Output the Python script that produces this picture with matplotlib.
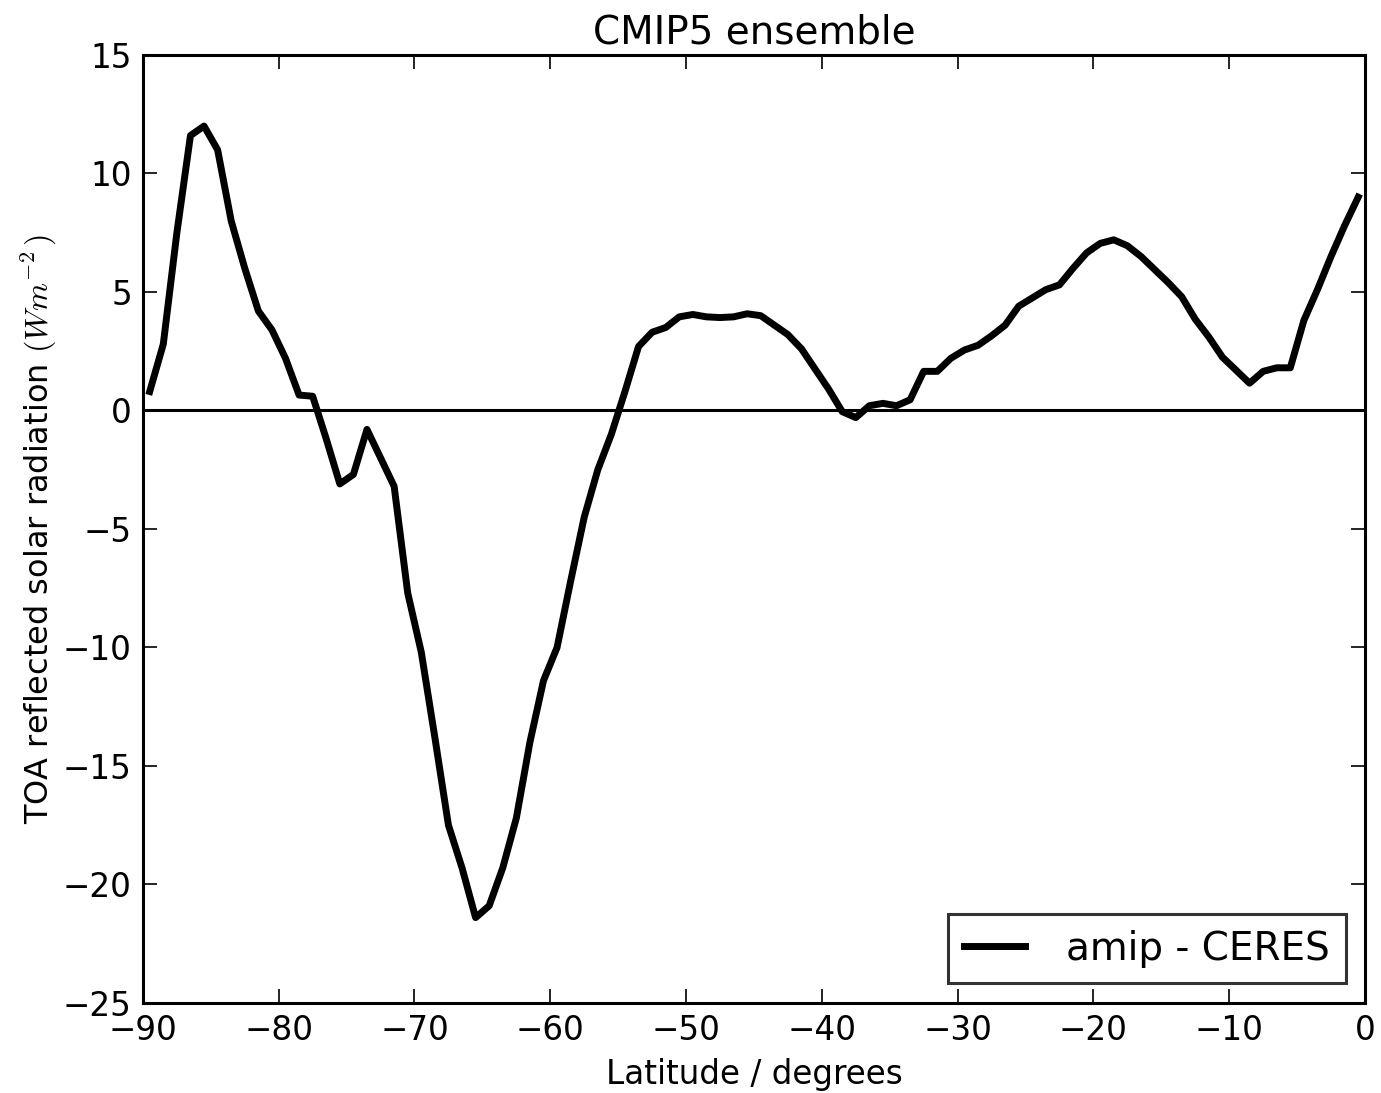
import numpy as np
import matplotlib
matplotlib.use("Agg")
import matplotlib.pyplot as plt

plt.rcParams["mathtext.fontset"] = "cm"

# 1 degree latitude grid (cell centres), -89.5 .. -0.5
lat = np.arange(-89.5, 0.0, 1.0)

# amip - CERES, TOA reflected SW difference (W m-2)
amip_minus_ceres = [
    0.8, 2.8, 7.5, 11.6, 12.0, 11.0, 8.0, 6.0, 4.2, 3.4,
    2.2, 0.65, 0.6, -1.2, -3.1, -2.7, -0.8, -2.0, -3.2, -7.7,
    -10.2, -13.8, -17.5, -19.3, -21.4, -20.9, -19.3, -17.2, -14.0, -11.4,
    -10.0, -7.2, -4.5, -2.5, -1.0, 0.8, 2.7, 3.3, 3.5, 3.95,
    4.05, 3.95, 3.92, 3.95, 4.08, 4.0, 3.6, 3.2, 2.6, 1.75,
    0.9, -0.05, -0.3, 0.2, 0.3, 0.2, 0.45, 1.65, 1.65, 2.2,
    2.55, 2.75, 3.15, 3.6, 4.4, 4.75, 5.1, 5.3, 6.0, 6.65,
    7.05, 7.2, 6.95, 6.5, 5.95, 5.4, 4.8, 3.85, 3.1, 2.25,
    1.7, 1.15, 1.65, 1.8, 1.8, 3.8, 5.1, 6.5, 7.8, 9.0,
]

xticks = [-90, -80, -70, -60, -50, -40, -30, -20, -10, 0]
yticks = [-25, -20, -15, -10, -5, 0, 5, 10, 15]

fig = plt.figure(figsize=(13.81, 10.93), dpi=100)
ax = fig.add_axes([0.1035, 0.0824, 0.8849, 0.8673])

ax.plot(lat, amip_minus_ceres, color="black", lw=5, label="amip - CERES")
ax.axhline(0, color="black", lw=2.2)

ax.set_xlim(-90, 0)
ax.set_ylim(-25, 15)
ax.set_xticks(xticks)
ax.set_yticks(yticks)
ax.tick_params(direction="in", length=10, width=1.2, top=True, right=True,
               labelsize=23.5, pad=8)
for s in ax.spines.values():
    s.set_linewidth(2.2)

ax.set_title("CMIP5 ensemble", fontsize=28, pad=8)
ax.set_xlabel("Latitude / degrees", fontsize=23.5, labelpad=8)
ax.set_ylabel(r"TOA reflected solar radiation $(Wm^{-2}\,)$", fontsize=23, labelpad=3)

leg = ax.legend(loc="lower right", fontsize=28, fancybox=False,
                handlelength=1.57, handletextpad=1.07, borderpad=0.4)
leg.get_frame().set_edgecolor("black")
leg.get_frame().set_linewidth(2.2)

fig.savefig("out.png", dpi=100)
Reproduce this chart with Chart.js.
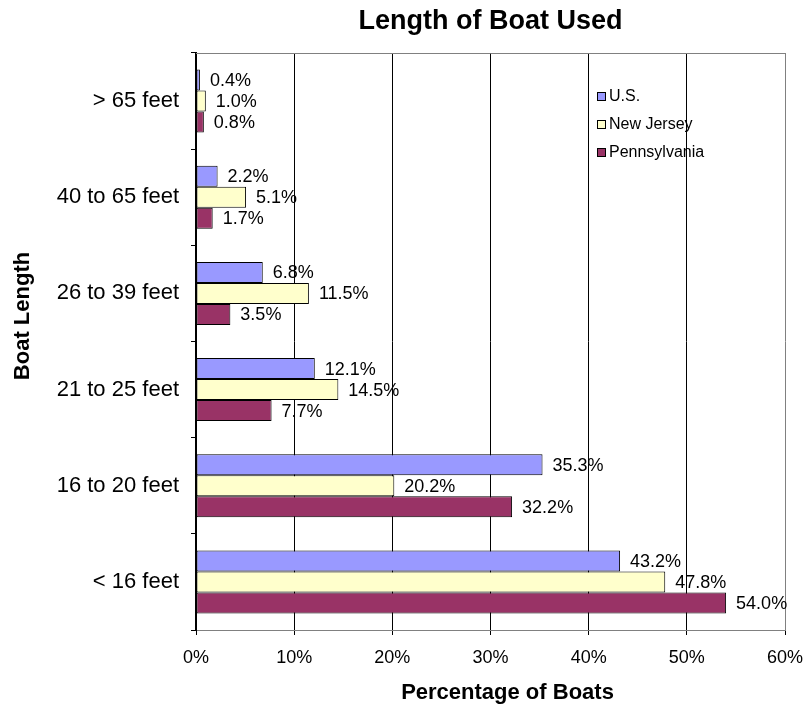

* * * *

> **Directions**: Filter the records for lines holding the string "this". Copy each one.

> **Written reply**:
Output the Python script that produces this picture with matplotlib.
Reproduce this chart with Chart.js.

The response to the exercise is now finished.